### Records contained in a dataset
────
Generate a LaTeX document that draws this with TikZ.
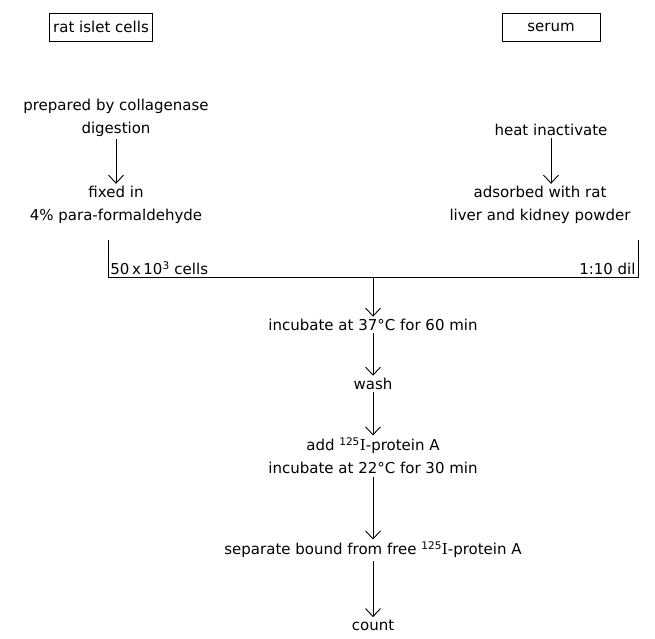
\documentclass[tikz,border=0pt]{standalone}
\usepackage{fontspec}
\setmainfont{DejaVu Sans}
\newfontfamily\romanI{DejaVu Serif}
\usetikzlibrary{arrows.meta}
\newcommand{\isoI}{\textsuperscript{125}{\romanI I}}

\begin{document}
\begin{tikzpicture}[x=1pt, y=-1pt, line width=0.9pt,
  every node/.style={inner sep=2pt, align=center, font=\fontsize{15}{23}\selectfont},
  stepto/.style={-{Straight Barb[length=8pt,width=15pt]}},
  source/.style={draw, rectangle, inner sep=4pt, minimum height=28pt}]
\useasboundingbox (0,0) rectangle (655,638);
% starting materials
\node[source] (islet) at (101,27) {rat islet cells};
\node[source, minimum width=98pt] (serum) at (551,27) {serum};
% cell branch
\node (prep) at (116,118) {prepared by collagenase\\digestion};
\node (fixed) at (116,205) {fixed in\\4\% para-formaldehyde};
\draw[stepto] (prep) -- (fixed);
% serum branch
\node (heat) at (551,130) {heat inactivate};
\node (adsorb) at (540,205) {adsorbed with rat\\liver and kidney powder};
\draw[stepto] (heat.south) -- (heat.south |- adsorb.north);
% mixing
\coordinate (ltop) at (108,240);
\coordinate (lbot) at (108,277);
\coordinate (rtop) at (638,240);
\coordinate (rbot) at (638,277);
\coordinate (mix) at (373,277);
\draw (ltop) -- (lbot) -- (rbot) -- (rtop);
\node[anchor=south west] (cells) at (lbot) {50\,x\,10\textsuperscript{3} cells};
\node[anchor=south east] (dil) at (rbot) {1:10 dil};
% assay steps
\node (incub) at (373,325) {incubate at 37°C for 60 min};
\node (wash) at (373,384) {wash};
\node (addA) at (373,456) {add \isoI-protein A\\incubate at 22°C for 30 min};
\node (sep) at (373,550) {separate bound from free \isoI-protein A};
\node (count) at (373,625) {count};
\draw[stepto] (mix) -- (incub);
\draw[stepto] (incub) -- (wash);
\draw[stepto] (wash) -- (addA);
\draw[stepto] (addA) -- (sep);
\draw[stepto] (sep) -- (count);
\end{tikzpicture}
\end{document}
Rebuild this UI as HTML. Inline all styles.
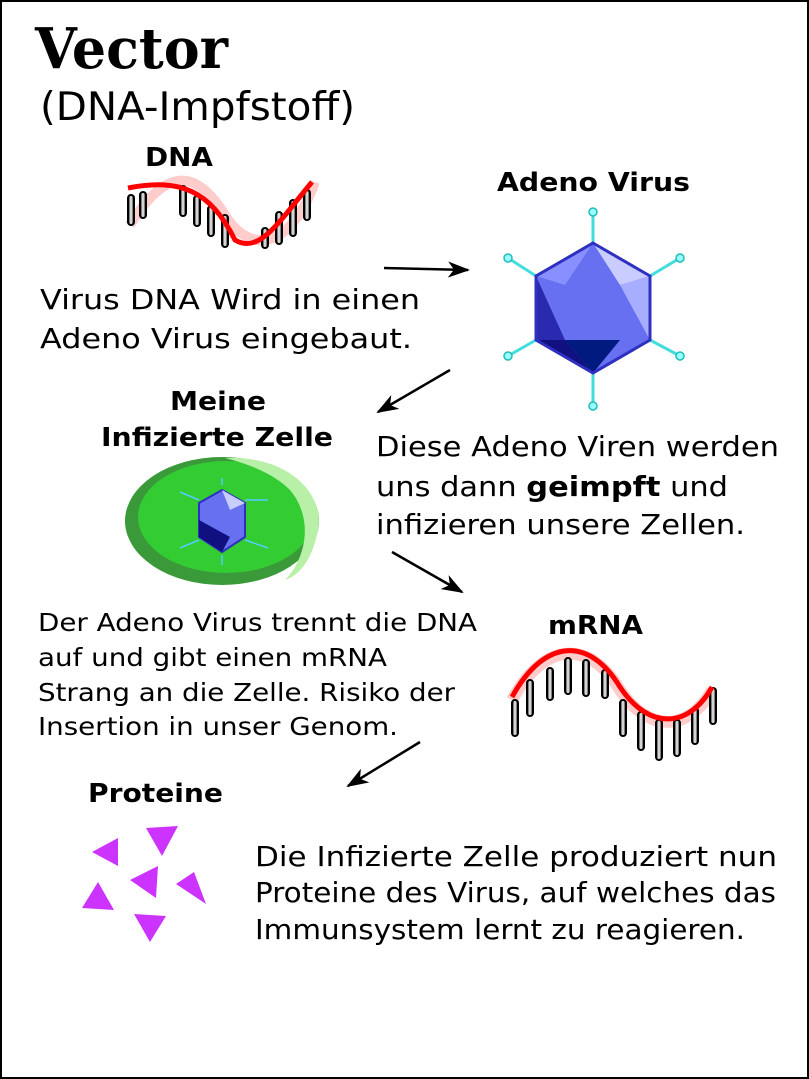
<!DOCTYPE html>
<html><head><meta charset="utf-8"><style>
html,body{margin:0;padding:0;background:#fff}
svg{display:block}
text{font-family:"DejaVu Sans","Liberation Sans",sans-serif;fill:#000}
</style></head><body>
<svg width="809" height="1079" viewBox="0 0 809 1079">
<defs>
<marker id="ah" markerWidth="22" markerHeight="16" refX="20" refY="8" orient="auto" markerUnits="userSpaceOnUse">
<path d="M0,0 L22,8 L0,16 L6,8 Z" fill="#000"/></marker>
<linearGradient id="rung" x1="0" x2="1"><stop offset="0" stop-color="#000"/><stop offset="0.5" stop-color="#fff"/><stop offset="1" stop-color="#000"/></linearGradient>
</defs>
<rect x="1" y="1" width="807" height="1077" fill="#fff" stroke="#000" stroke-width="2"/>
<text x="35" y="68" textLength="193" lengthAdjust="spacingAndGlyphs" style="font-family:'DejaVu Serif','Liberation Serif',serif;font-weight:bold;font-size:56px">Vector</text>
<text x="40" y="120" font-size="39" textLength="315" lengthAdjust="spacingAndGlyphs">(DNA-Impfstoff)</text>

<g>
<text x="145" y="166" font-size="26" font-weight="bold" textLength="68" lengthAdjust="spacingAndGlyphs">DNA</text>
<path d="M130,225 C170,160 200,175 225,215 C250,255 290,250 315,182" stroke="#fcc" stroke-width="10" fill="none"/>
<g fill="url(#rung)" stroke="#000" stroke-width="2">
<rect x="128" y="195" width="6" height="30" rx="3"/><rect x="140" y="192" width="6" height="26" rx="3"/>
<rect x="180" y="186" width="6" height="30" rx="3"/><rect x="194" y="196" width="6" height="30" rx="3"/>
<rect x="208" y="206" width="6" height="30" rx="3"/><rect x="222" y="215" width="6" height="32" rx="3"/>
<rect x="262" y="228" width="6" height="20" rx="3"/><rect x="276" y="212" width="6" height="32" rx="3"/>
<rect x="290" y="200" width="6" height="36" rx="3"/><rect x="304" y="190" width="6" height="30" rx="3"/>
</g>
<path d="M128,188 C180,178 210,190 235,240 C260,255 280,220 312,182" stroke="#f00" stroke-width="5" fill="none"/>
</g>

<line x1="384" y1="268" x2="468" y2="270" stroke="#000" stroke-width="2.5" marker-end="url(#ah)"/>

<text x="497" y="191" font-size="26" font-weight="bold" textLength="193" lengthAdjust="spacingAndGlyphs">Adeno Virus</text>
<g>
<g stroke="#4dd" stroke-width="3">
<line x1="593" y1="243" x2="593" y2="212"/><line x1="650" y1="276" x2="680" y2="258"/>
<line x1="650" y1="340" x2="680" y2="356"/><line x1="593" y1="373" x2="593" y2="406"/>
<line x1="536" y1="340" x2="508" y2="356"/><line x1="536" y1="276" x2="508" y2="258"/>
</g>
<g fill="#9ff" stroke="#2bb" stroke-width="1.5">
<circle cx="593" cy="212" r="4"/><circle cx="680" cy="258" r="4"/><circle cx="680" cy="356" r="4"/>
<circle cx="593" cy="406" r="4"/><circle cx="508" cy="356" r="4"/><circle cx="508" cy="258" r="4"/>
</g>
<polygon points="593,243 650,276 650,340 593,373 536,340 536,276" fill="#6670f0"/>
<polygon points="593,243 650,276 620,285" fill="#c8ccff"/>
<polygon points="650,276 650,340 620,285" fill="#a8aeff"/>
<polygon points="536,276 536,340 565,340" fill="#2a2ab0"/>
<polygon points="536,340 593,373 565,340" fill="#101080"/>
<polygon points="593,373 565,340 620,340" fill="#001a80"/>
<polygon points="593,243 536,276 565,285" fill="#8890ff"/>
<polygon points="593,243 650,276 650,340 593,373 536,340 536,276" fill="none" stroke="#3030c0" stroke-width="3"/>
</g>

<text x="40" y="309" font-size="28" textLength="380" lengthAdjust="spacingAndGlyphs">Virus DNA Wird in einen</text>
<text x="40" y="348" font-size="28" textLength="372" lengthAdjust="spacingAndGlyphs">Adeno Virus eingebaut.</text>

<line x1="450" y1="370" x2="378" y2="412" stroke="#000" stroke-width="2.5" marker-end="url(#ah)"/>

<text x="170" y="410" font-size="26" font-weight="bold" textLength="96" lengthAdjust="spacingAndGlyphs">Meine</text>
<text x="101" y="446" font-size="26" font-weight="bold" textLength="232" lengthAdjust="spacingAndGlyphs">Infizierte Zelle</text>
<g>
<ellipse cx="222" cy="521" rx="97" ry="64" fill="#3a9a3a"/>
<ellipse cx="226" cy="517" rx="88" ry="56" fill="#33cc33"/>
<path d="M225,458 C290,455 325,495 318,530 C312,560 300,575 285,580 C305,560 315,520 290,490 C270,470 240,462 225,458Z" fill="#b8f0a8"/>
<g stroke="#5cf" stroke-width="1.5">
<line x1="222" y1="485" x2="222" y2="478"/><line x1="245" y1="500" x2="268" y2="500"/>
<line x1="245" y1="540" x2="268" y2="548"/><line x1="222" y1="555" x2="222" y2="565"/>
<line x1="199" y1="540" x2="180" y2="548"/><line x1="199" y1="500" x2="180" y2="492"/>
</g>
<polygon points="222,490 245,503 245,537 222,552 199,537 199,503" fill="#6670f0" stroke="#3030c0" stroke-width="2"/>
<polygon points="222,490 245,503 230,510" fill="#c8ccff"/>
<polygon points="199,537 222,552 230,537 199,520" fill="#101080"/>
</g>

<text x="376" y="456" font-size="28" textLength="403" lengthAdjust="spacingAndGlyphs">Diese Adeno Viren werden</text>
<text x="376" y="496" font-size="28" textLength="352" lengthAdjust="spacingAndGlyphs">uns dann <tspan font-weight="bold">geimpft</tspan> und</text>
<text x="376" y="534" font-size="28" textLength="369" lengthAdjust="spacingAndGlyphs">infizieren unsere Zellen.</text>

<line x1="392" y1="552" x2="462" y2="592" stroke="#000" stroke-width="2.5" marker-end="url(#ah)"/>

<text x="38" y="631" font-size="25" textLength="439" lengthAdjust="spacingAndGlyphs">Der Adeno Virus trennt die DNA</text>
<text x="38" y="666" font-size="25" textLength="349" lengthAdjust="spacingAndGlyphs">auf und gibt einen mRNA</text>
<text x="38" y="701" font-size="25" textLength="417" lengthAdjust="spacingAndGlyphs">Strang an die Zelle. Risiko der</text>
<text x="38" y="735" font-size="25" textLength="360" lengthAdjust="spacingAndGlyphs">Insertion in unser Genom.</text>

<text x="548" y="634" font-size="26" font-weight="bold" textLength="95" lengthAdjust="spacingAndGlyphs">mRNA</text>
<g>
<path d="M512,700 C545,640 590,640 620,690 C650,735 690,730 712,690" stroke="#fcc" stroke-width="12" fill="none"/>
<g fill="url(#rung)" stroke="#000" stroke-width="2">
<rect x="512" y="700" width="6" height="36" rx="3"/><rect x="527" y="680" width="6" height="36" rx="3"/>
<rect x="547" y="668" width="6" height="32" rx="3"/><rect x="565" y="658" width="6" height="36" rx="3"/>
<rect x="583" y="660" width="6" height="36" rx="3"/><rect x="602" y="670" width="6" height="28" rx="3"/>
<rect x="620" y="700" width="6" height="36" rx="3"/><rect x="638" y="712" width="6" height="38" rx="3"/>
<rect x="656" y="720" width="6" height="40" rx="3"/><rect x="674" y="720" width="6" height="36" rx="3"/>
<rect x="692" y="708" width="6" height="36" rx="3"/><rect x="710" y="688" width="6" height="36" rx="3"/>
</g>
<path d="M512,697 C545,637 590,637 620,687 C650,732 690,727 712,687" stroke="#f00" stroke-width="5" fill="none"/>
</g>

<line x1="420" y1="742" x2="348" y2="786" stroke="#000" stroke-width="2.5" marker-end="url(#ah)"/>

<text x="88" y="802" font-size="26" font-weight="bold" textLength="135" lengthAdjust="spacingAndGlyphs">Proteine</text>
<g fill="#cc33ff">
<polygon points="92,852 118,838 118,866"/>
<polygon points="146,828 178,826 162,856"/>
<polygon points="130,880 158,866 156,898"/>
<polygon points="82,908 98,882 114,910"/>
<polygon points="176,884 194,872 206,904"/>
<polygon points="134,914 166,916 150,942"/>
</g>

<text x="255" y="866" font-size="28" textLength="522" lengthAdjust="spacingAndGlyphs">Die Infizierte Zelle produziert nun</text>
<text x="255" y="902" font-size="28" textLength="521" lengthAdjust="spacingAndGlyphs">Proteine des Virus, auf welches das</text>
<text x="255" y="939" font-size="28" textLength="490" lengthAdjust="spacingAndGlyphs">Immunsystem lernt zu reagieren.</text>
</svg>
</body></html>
────
### Brief
Collect each line of the entries that has the word "with", copying it in full.

### Correct answer
Generate a LaTeX document that draws this with TikZ.
\node (adsorb) at (540,205) {adsorbed with rat\\liver and kidney powder};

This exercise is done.